Eve Sleep FY revenues to be hit; merger talks with Simba end
Eve Sleep warned on Friday that full-year revenues would be hit by challenging conditions as it said talks about a possible merger with rival Simba have ended.
The company, whose shares are trading again following a suspension, said it was not the right time to pursue a potential merger and that it is more appropriate to focus on the Eve rebuild plan announced in March.
"The board will continue to seek further acquisitive growth opportunities, in addition to its focus on driving organic growth, in order to support its focus on a path to profitability," it said.

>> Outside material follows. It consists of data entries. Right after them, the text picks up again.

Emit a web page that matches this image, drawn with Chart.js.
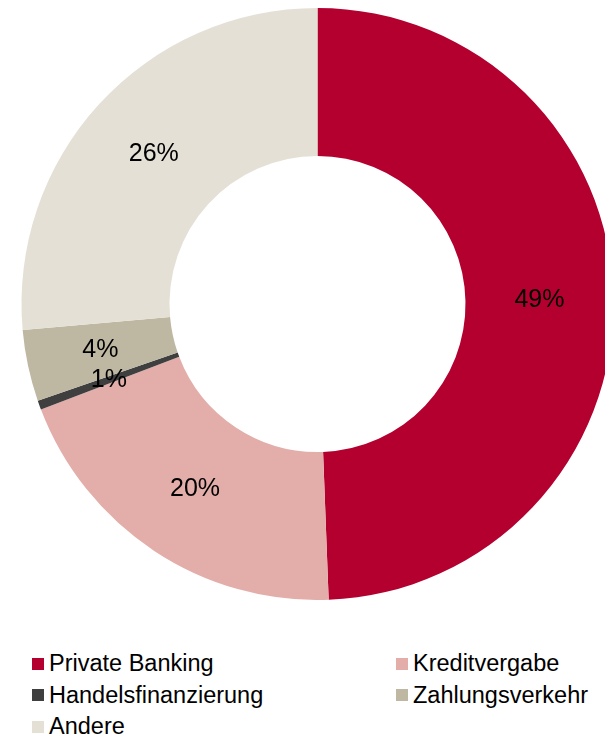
<!DOCTYPE html>
<html>
<head>
<meta charset="utf-8">
<script src="https://cdn.jsdelivr.net/npm/chart.js@4/dist/chart.umd.min.js"></script>
<style>
  html, body {
    margin: 0;
    padding: 0;
    width: 605px;
    height: 738px;
    overflow: hidden;
    background: #ffffff;
    font-family: "Liberation Sans", Arial, sans-serif;
  }
  #chartBox {
    position: absolute;
    left: 0;
    top: 8px;
    width: 635px;
    height: 592px;
  }
  #legend {
    position: absolute;
    left: 32px;
    top: 648px;
    width: 573px;
    display: grid;
    grid-template-columns: 364px 200px;
    grid-auto-rows: 31.5px;
    font-size: 23.5px;
    color: #000000;
  }
  .item {
    display: flex;
    align-items: center;
    white-space: nowrap;
  }
  .box {
    width: 12px;
    height: 12px;
    margin-right: 5px;
    flex: none;
  }
</style>
</head>
<body>
<div id="chartBox"><canvas id="shareChart"></canvas></div>
<div id="legend"></div>
<script>
// Data
const categories = ["Private Banking", "Kreditvergabe", "Handelsfinanzierung", "Zahlungsverkehr", "Andere"];
const shares = [49.4, 19.8, 0.5, 3.9, 26.4];
const colors = ["#B3002F", "#E3AEAA", "#3F3F3F", "#BEB8A2", "#E4E0D6"];

// Percent labels in the middle of each ring segment
const sliceLabels = {
  id: "sliceLabels",
  afterDatasetsDraw(chart) {
    const ctx = chart.ctx;
    const meta = chart.getDatasetMeta(0);
    ctx.save();
    ctx.font = '25px "Liberation Sans", Arial, sans-serif';
    ctx.fillStyle = "#000000";
    ctx.textAlign = "center";
    ctx.textBaseline = "middle";
    meta.data.forEach((arc, i) => {
      const pos = arc.tooltipPosition();
      ctx.fillText(Math.round(shares[i]) + "%", pos.x, pos.y);
    });
    ctx.restore();
  },
};

const ctx = document.getElementById("shareChart").getContext("2d");
new Chart(ctx, {
  type: "doughnut",
  data: {
    labels: categories,
    datasets: [
      {
        data: shares,
        backgroundColor: colors,
        borderWidth: 0,
      },
    ],
  },
  options: {
    responsive: true,
    maintainAspectRatio: false,
    animation: false,
    cutout: "50%",
    layout: {
      padding: 0,
    },
    plugins: {
      legend: {
        display: false,
      },
      tooltip: {
        enabled: false,
      },
    },
  },
  plugins: [sliceLabels],
});

// Legend (two columns)
const legend = document.getElementById("legend");
categories.forEach((name, i) => {
  const item = document.createElement("div");
  item.className = "item";
  const box = document.createElement("span");
  box.className = "box";
  box.style.background = colors[i];
  const text = document.createElement("span");
  text.textContent = name;
  item.appendChild(box);
  item.appendChild(text);
  legend.appendChild(item);
});
</script>
</body>
</html>
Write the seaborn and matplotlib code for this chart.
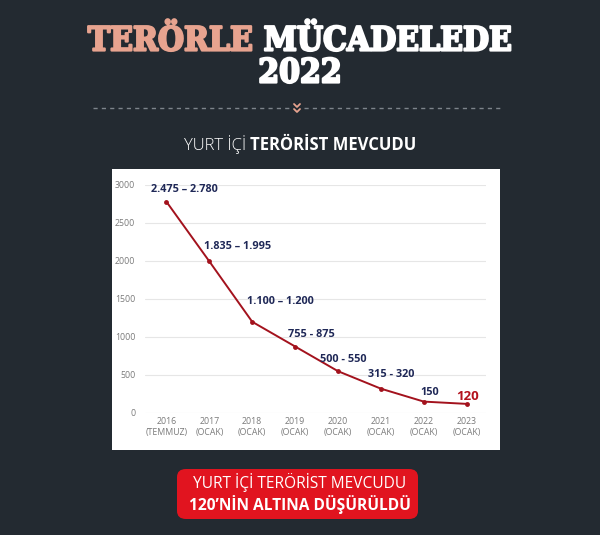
import pandas as pd
import matplotlib.pyplot as plt
import seaborn as sns
import matplotlib.patheffects as pe
from matplotlib.patches import FancyBboxPatch, Rectangle
from matplotlib.lines import Line2D

# --- veriler ---
donemler = ["2016\n(TEMMUZ)", "2017\n(OCAK)", "2018\n(OCAK)", "2019\n(OCAK)",
            "2020\n(OCAK)", "2021\n(OCAK)", "2022\n(OCAK)", "2023\n(OCAK)"]
mevcut = [2780, 1995, 1200, 875, 550, 320, 150, 120]
etiketler = ["2.475 – 2.780", "1.835 – 1.995", "1.100 – 1.200", "755 - 875",
             "500 - 550", "315 - 320", "150", "120"]
# etiket kaydırmaları (piksel)
etiket_dx = [18, 28, 28, 16, 5, 10, 6, 1]
etiket_dy = [12, 15, 20, 12, 12, 14, 9, 7]

df = pd.DataFrame({"donem": donemler, "mevcut": mevcut})

sns.set_theme(style="whitegrid")
plt.rcParams['font.family'] = ['Open Sans', 'DejaVu Sans']

W, H = 600, 535
BG = "#232a31"
SALMON = "#e7a38f"
fig = plt.figure(figsize=(W / 100, H / 100), dpi=100, facecolor=BG)

def fx(px):
    return px / W

def fy(py):
    return 1 - py / H

# --- başlık ---
renderer = fig.canvas.get_renderer()
baslik_font = dict(fontsize=24, fontweight='bold', family=['DejaVu Serif'],
                   fontstretch='condensed', va='center')
t1 = fig.text(0, fy(41), "TERÖRLE ", color=SALMON, ha='left', **baslik_font)
t2 = fig.text(0, fy(41), "MÜCADELEDE", color='white', ha='left', **baslik_font)
t1.set_path_effects([pe.withStroke(linewidth=1.6, foreground=SALMON)])
t2.set_path_effects([pe.withStroke(linewidth=1.6, foreground='white')])
w1 = t1.get_window_extent(renderer).width
w2 = t2.get_window_extent(renderer).width
x0 = (W - (w1 + w2)) / 2
t1.set_x(fx(x0))
t2.set_x(fx(x0 + w1))
t3 = fig.text(0.5, fy(73), "2022", color='white', ha='center', **baslik_font)
t3.set_path_effects([pe.withStroke(linewidth=1.6, foreground='white')])

# kesikli çizgi ve ok
fig.add_artist(Line2D([fx(93), fx(290)], [fy(108), fy(108)], color="#7d848b",
                      lw=1, linestyle=(0, (3, 3))))
fig.add_artist(Line2D([fx(304), fx(500)], [fy(108), fy(108)], color="#7d848b",
                      lw=1, linestyle=(0, (3, 3))))
for yy in (104, 109):
    fig.add_artist(Line2D([fx(294), fx(297), fx(300)], [fy(yy), fy(yy + 3), fy(yy)],
                          color=SALMON, lw=1.3))

# alt başlık
s1 = fig.text(0, fy(145), "YURT İÇİ ", color='white', fontsize=12, fontweight='light',
              va='center', ha='left')
s2 = fig.text(0, fy(145), "TERÖRİST MEVCUDU", color='white', fontsize=12,
              fontweight='bold', va='center', ha='left')
v1 = s1.get_window_extent(renderer).width
v2 = s2.get_window_extent(renderer).width
x0 = (W - (v1 + v2)) / 2
s1.set_x(fx(x0))
s2.set_x(fx(x0 + v1))

# beyaz grafik paneli
fig.add_artist(Rectangle((fx(112), fy(450)), fx(500) - fx(112), fy(169) - fy(450),
                         transform=fig.transFigure, facecolor='white',
                         edgecolor='none', zorder=0))

ax = fig.add_axes([fx(145), fy(413), fx(486) - fx(145), fy(185) - fy(413)])
ax.set_facecolor('white')
sns.lineplot(data=df, x="donem", y="mevcut", ax=ax, color="#a3121d", lw=1.4,
             marker='o', markersize=3.5, markeredgewidth=0, sort=False)
ax.set_ylim(0, 3000)
ax.set_xlim(-0.5, 7.45)
ax.set_yticks([0, 500, 1000, 1500, 2000, 2500, 3000])
ax.grid(axis='x', visible=False)
ax.grid(axis='y', color="#e6e6e6", lw=0.8)
for sp in ax.spines.values():
    sp.set_visible(False)
ax.set_xlabel("")
ax.set_ylabel("")
ax.tick_params(axis='both', length=0, labelsize=6.3, colors="#7a7a7a")
ax.tick_params(axis='y', pad=7)
ax.tick_params(axis='x', pad=3)

for i, (val, lab) in enumerate(zip(mevcut, etiketler)):
    son = i == len(mevcut) - 1
    ax.annotate(lab, (i, val), xytext=(etiket_dx[i], etiket_dy[i]),
                textcoords='offset pixels', ha='center', va='center',
                fontsize=9.5 if son else 7.8, fontweight='bold',
                color="#b3121d" if son else "#1f2857")

# kırmızı kutu
fig.add_artist(FancyBboxPatch((fx(177), fy(519)), fx(418) - fx(177), fy(469) - fy(519),
                              boxstyle="round,pad=0,rounding_size=0.015",
                              transform=fig.transFigure, facecolor="#e1141f",
                              edgecolor='none'))
fig.text(0.5, fy(483), "YURT İÇİ TERÖRİST MEVCUDU", color='white', fontsize=11.2,
         ha='center', va='center')
fig.text(0.5, fy(505), "120’NİN ALTINA DÜŞÜRÜLDÜ", color='white', fontsize=11.2,
         fontweight='bold', ha='center', va='center')

fig.savefig("out.png", dpi=100, facecolor=BG)
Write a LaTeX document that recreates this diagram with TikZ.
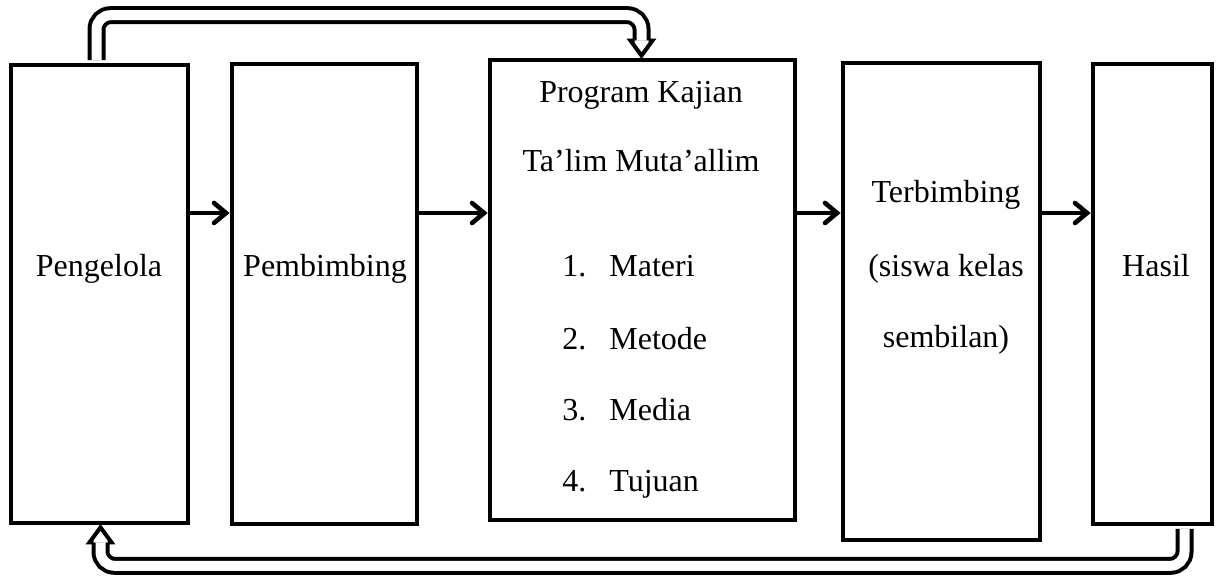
\documentclass[tikz,border=0pt]{standalone}
\usepackage{fontspec}
\setmainfont{Liberation Serif}
\usetikzlibrary{positioning, arrows.meta, shadows}
\tikzset{
    Box/.style = {
        draw, line width=2.4pt, fill=white, inner sep=0pt,
        drop shadow={shadow xshift=1.2pt, shadow yshift=-1.2pt, opacity=0.25, fill=gray}
    },
    Arrow/.style = {
        line width=2.3pt, line cap=round,
        -{Straight Barb[length=6pt, width=10pt, line cap=round]}
    },
    Return/.style = {
        double, line width=2pt, double distance=5pt, rounded corners=7pt
    },
    Head/.style = {line width=2pt, fill=white, line join=miter},
    Label/.style = {font=\fontsize{16}{19}\selectfont, inner sep=0pt, anchor=base}
}

\begin{document}
\begin{tikzpicture}[x=0.5pt, y=-0.5pt]
    \useasboundingbox (0,0) rectangle (1220,576);
    % boxes
    \node[Box, minimum width=88.5pt, minimum height=229pt] (P) at (99.5,294) {};
    \node[Box, minimum width=92.5pt, minimum height=230pt] (B) at (324.5,294) {};
    \node[Box, minimum width=152.5pt, minimum height=230pt] (K) at (642.5,290) {};
    \node[Box, minimum width=98.5pt, minimum height=238.5pt] (T) at (941.5,301.5) {};
    \node[Box, minimum width=59.5pt, minimum height=230pt] (H) at (1152.5,294) {};
    % texts
    \node[Label] (Ptext) at (99,277) {Pengelola};
    \node[Label] (Btext) at (325,277) {Pembimbing};
    \node[Label] (Htext) at (1156,277) {Hasil};
    \node[Label] (K1) at (641,103) {Program Kajian};
    \node[Label] (K2) at (641,172) {Ta’lim Muta’allim};
    \node[Label, anchor=base west] (N1) at (562,277) {1.};
    \node[Label, anchor=base west] (N2) at (562,350) {2.};
    \node[Label, anchor=base west] (N3) at (562,421) {3.};
    \node[Label, anchor=base west] (N4) at (562,492) {4.};
    \node[Label, anchor=base west] (I1) at (609,277) {Materi};
    \node[Label, anchor=base west] (I2) at (609,350) {Metode};
    \node[Label, anchor=base west] (I3) at (609,421) {Media};
    \node[Label, anchor=base west] (I4) at (609,492) {Tujuan};
    \node[Label] (T1) at (946,203) {Terbimbing};
    \node[Label] (T2) at (946,277) {(siswa kelas};
    \node[Label] (T3) at (946,348) {sembilan)};
    % arrows
    \draw [Arrow] (P.east |- 0,213) -- (B.west |- 0,213);
    \draw [Arrow] (B.east |- 0,213) -- (K.west |- 0,213);
    \draw [Arrow] (K.east |- 0,213) -- (T.west |- 0,213);
    \draw [Arrow] (T.east |- 0,213) -- (H.west |- 0,213);
    % return arrows
    \coordinate (t1) at ([xshift=-0.5pt, yshift=1pt]K.north);
    \coordinate (t2) at ([xshift=0.5pt, yshift=-1pt]P.south);
    \draw [Return] ([xshift=-1.5pt, yshift=1.2pt]P.north) -- ++(0,-45) -| ([yshift=7.5pt]t1);
    \draw [Head] ([shift={(-3.5pt,7.5pt)}]t1) -- ++(-2pt,0) -- (t1)
        -- ([shift={(5.5pt,7.5pt)}]t1) -- ++(-2pt,0);
    \draw [Return] ([xshift=16pt, yshift=-1.2pt]H.south) -- ++(0,37) -| ([yshift=-7.5pt]t2);
    \draw [Head] ([shift={(-3.5pt,-7.5pt)}]t2) -- ++(-2pt,0) -- (t2)
        -- ([shift={(5.5pt,-7.5pt)}]t2) -- ++(-2pt,0);
\end{tikzpicture}
\end{document}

The mattress specialist said first-half losses narrowed by 50% on the year thanks to its focus on optimising overheads and operational costs. However, it said overall trading has been more challenging than previously expected as it pinned the blame on the "uncertain economic outlook" and "continuing low levels of consumer confidence".
This, alongside heavy discounting and promotional activity from its competitors means that 2019 revenues are now expected to come in between £25m and £27m.
Chief executive officer James Sturrock said: "The opportunity to create a leading sleep wellness brand remains undiminished and I am confident that eve's rebuild strategy, centred around a differentiated brand positioning, expanded product range, lower friction customer experience, combined with increasing brand awareness sets out a clear path to building a profitable business, which delivers for shareholders.
"We will continue to examine ways of accelerating eve's rebuild strategy and the move to profitability, through organic and inorganic growth."
At 0850 BST, the shares were down 31% at 3.40p.